As Erin Johnson Case Continues, Lawyers Claim WPP Encourages Harassment by Keeping Gustavo Martinez Employed

By Patrick Coffee 

More than 18 months after Erin Johnson first filed suit against WPP and now-former JWT CEO Gustavo Martinez, the case remains bogged down in legal back-and-forth.

The latest documents filed last week by the parties’ respective law firms concern requests for Johnson to quantify the damages inflicted on her by Martinez, WPP and JWT. They include emotional distress, lost wages and “reputational harm” due to defendants’ attempts to “smear” her. In terms of the latter demand, Wilson Elser Moskowitz Edelman & Dicker (which represents Martinez) wants concrete proof that the case has made it more difficult for her to find another job.

“As the Court’s Order noted, plaintiff’s alternate job opportunities are highly relevant to her … damages,” they wrote, arguing that any job offers she may have received negate claims that the case has damaged her career, whether she responded to them or not.

Advertisement

The Martinez team says it’s not satisfied with Johnson’s W-2 forms and email history as “bases for her damages,” arguing that she is attempting to avoid getting specific about how much the experience of working under Martinez affected her in monetary terms by not requesting a specific amount in compensation for the experience.

“‘Garden variety’ emotional distress,” they argue, is not a strong enough argument for a significant settlement.

To an untrained eye, these sentences read like pre-negotiations regarding the total that might be awarded by a jury … or an attempt to convince Johnson to agree to a smaller settlement before this mess ever goes to trial.

That said, Martinez has requested the ability to “independently conduct his own deposition of plaintiff vis-a-vis her cliams against him” for at least 14 hours in a presumed attempt to chip away at her case. This is in keeping with his lawyers’ argument that the cases against him and WPP/JWT are separate legal matters (though WPP’s law firm Davis & Gilbert has also argued that it needs more time to question Johnson).

On the other side, Johnson’s lawyers at Vladeck, Raskin & Clark have been asking for more information about Martinez’s current compensation, and this request stems from the now-public knowledge that he still works for WPP in some unspecified capacity in Spain. They’ve also insisted that he return to the U.S. for continued deposition—and his lawyers are attempting to deny both requests.

In what may be one of the more significant developments in recent weeks, the firm behind Martinez strongly counters the Johnson team’s contention that, by continuing to employ him, WPP has effectively failed to discourage the behavior of which he’s been accused—namely, sexual harassment.

[Johnson’s] argument that Defendant Martinez’s continued compensation evidences [WPP’s] failure to remediate or prevent sexual harassment is baseless,” the filing reads, because he “ended his employment with JWT … and left the country.” They also dispute the argument that Martinez cannot be considered an unbiased witness due to his continued employment with WPP, which they say is on an “ad hoc” basis.

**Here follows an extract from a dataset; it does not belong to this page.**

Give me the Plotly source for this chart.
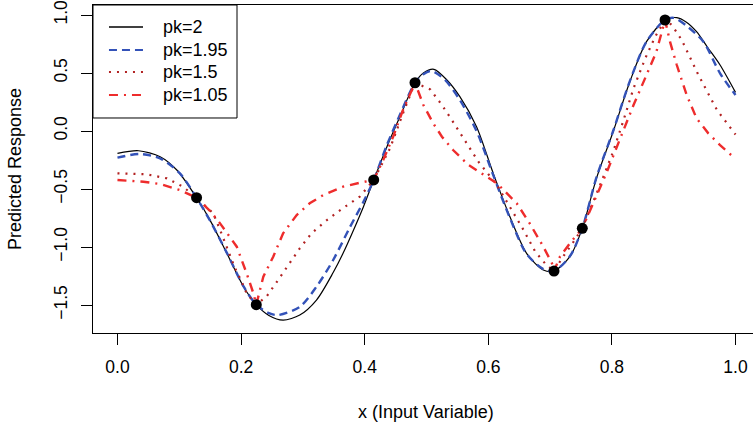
import plotly.graph_objects as go

# Observed data points
obs_x = [0.128, 0.2246, 0.4146, 0.4814, 0.7063, 0.7521, 0.886]
obs_y = [-0.575, -1.497, -0.422, 0.416, -1.207, -0.839, 0.957]

# pk = 2
pk2_x = [0.000, 0.034, 0.069, 0.096, 0.128, 0.150, 0.177, 0.204, 0.2246, 0.245, 0.268, 0.295,
         0.322, 0.349, 0.365, 0.382, 0.398, 0.4146, 0.436, 0.457, 0.4814, 0.495, 0.512, 0.533,
         0.554, 0.581, 0.608, 0.635, 0.662, 0.689, 0.7063, 0.732, 0.7521, 0.775, 0.802, 0.829,
         0.856, 0.886, 0.905, 0.920, 0.937, 0.955, 0.975, 1.000]
pk2_y = [-0.192, -0.170, -0.221, -0.336, -0.575, -0.770, -1.054, -1.342, -1.497, -1.590, -1.630, -1.586,
         -1.457, -1.220, -1.054, -0.853, -0.652, -0.422, -0.135, 0.123, 0.416, 0.500, 0.532, 0.440,
         0.296, 0.037, -0.365, -0.739, -1.054, -1.198, -1.207, -1.083, -0.839, -0.408, -0.006, 0.425,
         0.770, 0.957, 0.977, 0.940, 0.856, 0.720, 0.569, 0.333]

# pk = 1.95
pk195_x = [0.000, 0.036, 0.069, 0.101, 0.128, 0.150, 0.177, 0.204, 0.2246, 0.245, 0.260, 0.295,
           0.322, 0.349, 0.376, 0.398, 0.4146, 0.436, 0.457, 0.4814, 0.495, 0.508, 0.530, 0.554,
           0.581, 0.608, 0.635, 0.662, 0.689, 0.7063, 0.732, 0.7521, 0.775, 0.802, 0.829, 0.856,
           0.886, 0.900, 0.920, 0.948, 0.975, 1.000]
pk195_y = [-0.230, -0.198, -0.236, -0.365, -0.575, -0.775, -1.050, -1.340, -1.497, -1.570, -1.586, -1.515,
           -1.342, -1.112, -0.830, -0.610, -0.422, -0.120, 0.140, 0.416, 0.490, 0.517, 0.440, 0.267,
           0.000, -0.380, -0.750, -1.060, -1.190, -1.207, -1.080, -0.839, -0.400, 0.000, 0.430, 0.770,
           0.957, 0.975, 0.910, 0.770, 0.497, 0.310]

# pk = 1.5
pk15_x = [0.000, 0.047, 0.080, 0.106, 0.128, 0.155, 0.166, 0.174, 0.182, 0.190, 0.201, 0.209, 0.2246,
          0.241, 0.260, 0.295, 0.314, 0.339, 0.363, 0.392, 0.4146, 0.441, 0.462, 0.4814, 0.506,
          0.525, 0.541, 0.560, 0.584, 0.614, 0.635, 0.657, 0.676, 0.694, 0.7063, 0.721, 0.738,
          0.7521, 0.783, 0.802, 0.818, 0.835, 0.854, 0.870, 0.886, 0.897, 0.913, 0.940, 0.970, 1.000]
pk15_y = [-0.365, -0.373, -0.408, -0.480, -0.575, -0.710, -0.853, -0.968, -1.083, -1.180, -1.300, -1.400, -1.497,
          -1.428, -1.284, -1.011, -0.882, -0.767, -0.672, -0.566, -0.422, -0.149, 0.153, 0.416, 0.359,
          0.224, 0.095, -0.063, -0.264, -0.466, -0.652, -0.853, -1.040, -1.155, -1.207, -1.083, -0.954,
          -0.839, -0.437, -0.178, 0.080, 0.368, 0.627, 0.813, 0.957, 0.914, 0.784, 0.483, 0.181, -0.030]

# pk = 1.05
pk105_x = [0.000, 0.042, 0.069, 0.101, 0.128, 0.150, 0.166, 0.193, 0.209, 0.220, 0.2246, 0.236,
           0.252, 0.268, 0.290, 0.311, 0.333, 0.365, 0.392, 0.4146, 0.430, 0.446, 0.462, 0.4814,
           0.495, 0.511, 0.525, 0.543, 0.568, 0.589, 0.614, 0.646, 0.667, 0.689, 0.703, 0.7063,
           0.716, 0.732, 0.7521, 0.792, 0.813, 0.835, 0.856, 0.872, 0.886, 0.894, 0.905, 0.921,
           0.937, 0.956, 0.975, 1.000]
pk105_y = [-0.422, -0.437, -0.457, -0.509, -0.575, -0.690, -0.796, -0.997, -1.227, -1.400, -1.497, -1.256,
           -1.083, -0.882, -0.724, -0.623, -0.552, -0.480, -0.446, -0.422, -0.250, -0.049, 0.181, 0.416,
           0.224, 0.066, -0.049, -0.164, -0.293, -0.365, -0.451, -0.623, -0.796, -0.997, -1.140, -1.207,
           -1.083, -0.968, -0.839, -0.351, -0.063, 0.224, 0.483, 0.684, 0.957, 0.770, 0.569, 0.310,
           0.109, -0.020, -0.121, -0.241]

x_ticks = [0.0, 0.2, 0.4, 0.6, 0.8, 1.0]
x_tick_text = ["0.0", "0.2", "0.4", "0.6", "0.8", "1.0"]
y_ticks = [-1.5, -1.0, -0.5, 0.0, 0.5, 1.0]
y_tick_text = ["\u22121.5", "\u22121.0", "\u22120.5", "0.0", "0.5", "1.0"]

legend_labels = ["pk=2", "pk=1.95", "pk=1.5", "pk=1.05"]

FONT = "Liberation Sans, Arial, Helvetica, sans-serif"

styles = [
    dict(color="black", width=1.2, dash="solid"),
    dict(color="#3352B8", width=2.4, dash="8px,5px"),
    dict(color="#B22222", width=2.2, dash="2px,6px"),
    dict(color="#EE2C2C", width=2.4, dash="9px,6px,2px,6px"),
]
legend_widths = [1.3, 2.0, 1.8, 2.0]

fig = go.Figure()
fig.add_trace(go.Scatter(x=pk2_x, y=pk2_y, mode="lines", name=legend_labels[0],
                         line=dict(**styles[0], shape="spline", smoothing=0.8)))
fig.add_trace(go.Scatter(x=pk195_x, y=pk195_y, mode="lines", name=legend_labels[1],
                         line=dict(**styles[1], shape="spline", smoothing=0.8)))
fig.add_trace(go.Scatter(x=pk15_x, y=pk15_y, mode="lines", name=legend_labels[2],
                         line=dict(**styles[2])))
fig.add_trace(go.Scatter(x=pk105_x, y=pk105_y, mode="lines", name=legend_labels[3],
                         line=dict(**styles[3])))
fig.add_trace(go.Scatter(x=obs_x, y=obs_y, mode="markers", showlegend=False,
                         marker=dict(color="black", size=11)))

# Manual legend (box, line samples, labels) in paper coordinates
shapes = [dict(type="rect", xref="paper", yref="paper", x0=0, x1=0.2182, y0=0.6555, y1=1.0,
               fillcolor="white", line=dict(color="black", width=1), layer="above")]
annotations = []
row_y = [0.9329, 0.8628, 0.7957, 0.7256]
for lab, st, lw, ry in zip(legend_labels, styles, legend_widths, row_y):
    shapes.append(dict(type="line", xref="paper", yref="paper", x0=0.0242, x1=0.0758, y0=ry, y1=ry,
                       line=dict(color=st["color"], width=lw, dash=st["dash"]),
                       layer="above"))
    annotations.append(dict(text=lab, xref="paper", yref="paper", x=0.103, y=ry,
                            xanchor="left", yanchor="middle", showarrow=False, font=dict(size=18)))

annotations += [
    dict(text="x (Input Variable)", xref="paper", yref="paper", x=0.505, y=-0.241,
         xanchor="center", yanchor="middle", showarrow=False, font=dict(size=18)),
    dict(text="Predicted Response", xref="paper", yref="paper", x=-0.118, y=0.5,
         xanchor="center", yanchor="middle", showarrow=False, textangle=-90, font=dict(size=18)),
]

fig.update_layout(
    width=753, height=427,
    margin=dict(l=93, r=0, t=5, b=94),
    paper_bgcolor="white", plot_bgcolor="white",
    font=dict(family=FONT, size=17, color="black"),
    showlegend=False,
    xaxis=dict(range=[-0.0396, 1.0283], tickvals=x_ticks, ticktext=x_tick_text,
               showline=True, linecolor="black", linewidth=1, mirror=True,
               ticks="outside", ticklen=11, tickcolor="black", showgrid=False, zeroline=False,
               ticklabelstandoff=7, tickfont=dict(size=17.5), ticklabeloverflow="allow"),
    yaxis=dict(range=[-1.741, 1.0862], tickvals=y_ticks, ticktext=y_tick_text,
               showline=True, linecolor="black", linewidth=1, mirror=False,
               ticks="outside", ticklen=11, tickcolor="black", showgrid=False, zeroline=False,
               tickangle=-90, ticklabelstandoff=7, tickfont=dict(size=17.5),
               ticklabeloverflow="allow"),
    shapes=shapes,
    annotations=annotations,
)

fig.write_html("out.html")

So essentially, they’re saying that his resignation negates the fact that WPP continues to pay him and also absolves them of any responsibility for not taking action against him in the first place. The document also notes that Martinez decided to leave JWT “following his discussions with Sir Martin Sorrell when this litigation was filed” and states that he’s not making as much money as he used to despite being “paid the same base rate,” because he’s no longer getting bonuses.

In new papers filed last Friday, Johnson’s team argued that WPP and JWT are going out of their way to slow the case down, refusing to make Sorrell available for a full deposition because he is “too important and busy” and scheduling HR lead Laura Agostini’s deposition on an “inconvenient” day (last Wednesday) before cancelling her session “with virtually no notice” because their own legal counsel “decided to take the day off.”

The document also argues that Sorrell’s team is attempting to get around the understood rule that all parties must be subject to seven hours of deposition by “refus[ing] to produce him” even after he “agreed without hesitation to continue at a later date.”

Interestingly, WPP has also subpoenaed four parties: Johnson’s husband; her “potential employer” TBWA; the company that attempted to recruit her (MediaLink); and former JWT New York chief creative officer Jeff Benjamin, who is now with Barton F. Graf. They will attempt to use each of these parties to downplay the seriousness of her experience.

Two key points stand out to us. First, Martinez’s lawyers argue that Johnson’s claims are invalid, or at least less valid, if she can’t put a specific dollar value on the harassment she allegedly went through while working under him. Second, both Martinez and WPP argue that he’s already suffered enough.

It seems fairly clear that the defendants’ larger legal strategy consists of drawing this process out as much as possible in the presumed hope that a frustrated Johnson team will settle for the smallest settlement … or no settlement at all.

Whatever its outcome, the story will long serve as a case study in why so many employees hesitate to come forward with complaints about their superiors.